Maputo, Mozambique

A surprising day for us – we expected more primitive villages such as what we found in Madagascar – not so! Maputo is the capital & largest city of Mozambique. Its location on the Indian Ocean has led to an economy centered on the harbor – they export coal, cotton, sugar, chromite, sisal, copra, and hardwood. The past fifty years have been pretty challenging, and only since 1992 has the area made meaningful progress toward civility & modernization. Maputo has a strong South African influence as well as Bantu, Portuguese, Arab, Indian, & Chinese cultures. The Portuguese, Islamic, Indian & Chinese communities achieved great prosperity, but the largely unskilled African majority didn’t.
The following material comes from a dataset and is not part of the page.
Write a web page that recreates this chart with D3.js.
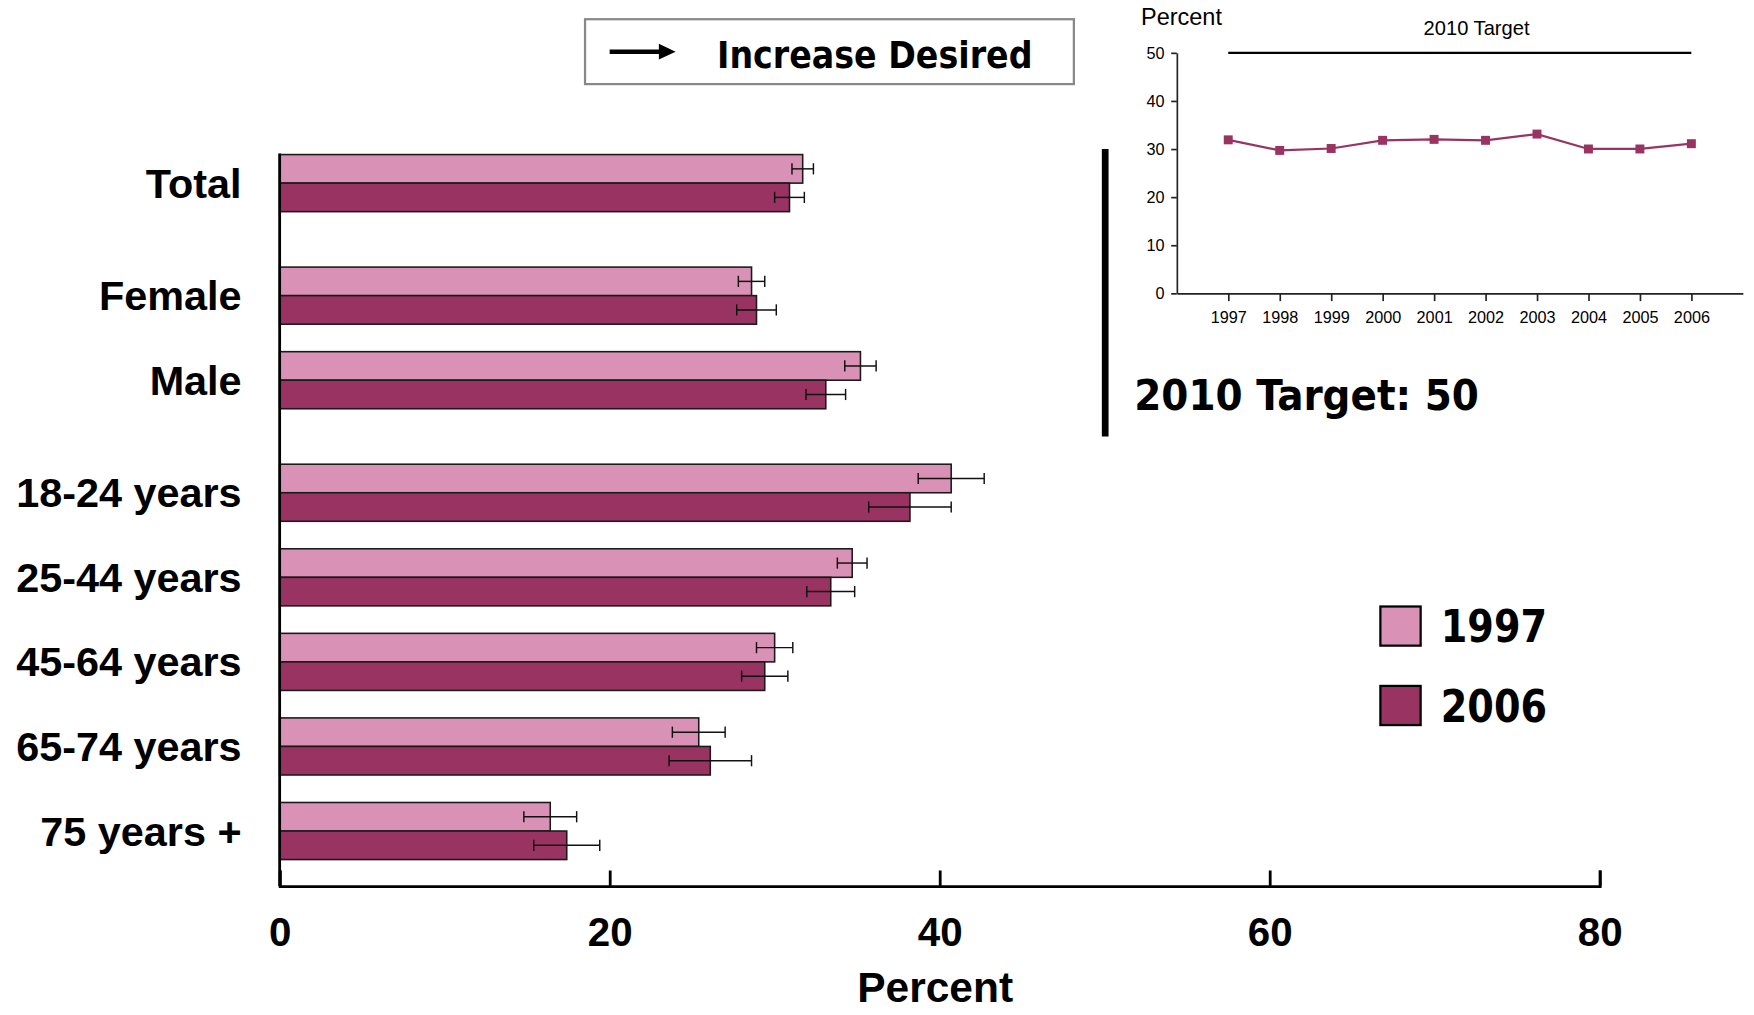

Back in 1962, the formation of the Mozambique Liberation Front fought for independence from Portuguese rule. The Mozambican War of Independence ended in 1974 when the government of Portugal granted independence to all Portuguese overseas territories. The People’s Republic of Mozambique was then proclaimed in 1975 – over 250,000 Portuguese left the area – virtually overnight – and the newly independent country had no skilled professionals to maintain the infrastructure. The economy and the area in general plummeted. The governing party turned to the communist Soviet Union & East Germany for help, but by the early 1980’s the country was bankrupt. The Civil War, which lasted until 1992, further weakened the economy and killed over 1 million citizens – but gradually, growth & stability has returned.

 

The city today is a mixture of the old & new – construction activity is prevalent in the downtown area as they gradually replace the very old & deteriorating buildings, continuing their modernization efforts. We planned to hire a taxi for the day. The free shuttle bus (contracted by Holland America) was to take us to an open-air marketplace where passengers could pick up taxis if desired, but the shuttle trip took us through downtown and past some very interesting landmarks and enough so, that we really didn’t feel a need to explore further. We spent about an hour at the market, hopped back on the shuttle and returned to the ship. We’ve seen plenty of museums, government buildings and so forth – no sense in paying a taxi or participating in an organized shore excursion as many did. Hats off to Mozambique – while there remain many poor, frightening areas in the city, the residents are making a massive effort to restore their city having been riddled with war & destruction for so many years. The average ANNUAL income is US $800 and with 2 million residents, there’s a lot of competition for the better paying jobs but again, good progress is being made.

 

Our focus now is on Richard’s Bay, South Africa. We arrive tomorrow morning and at 10:30, Cheryl and I disembark the ship for two days as we go on our African safari. We’ve been looking forward to this adventure for several months – actually our entire lives.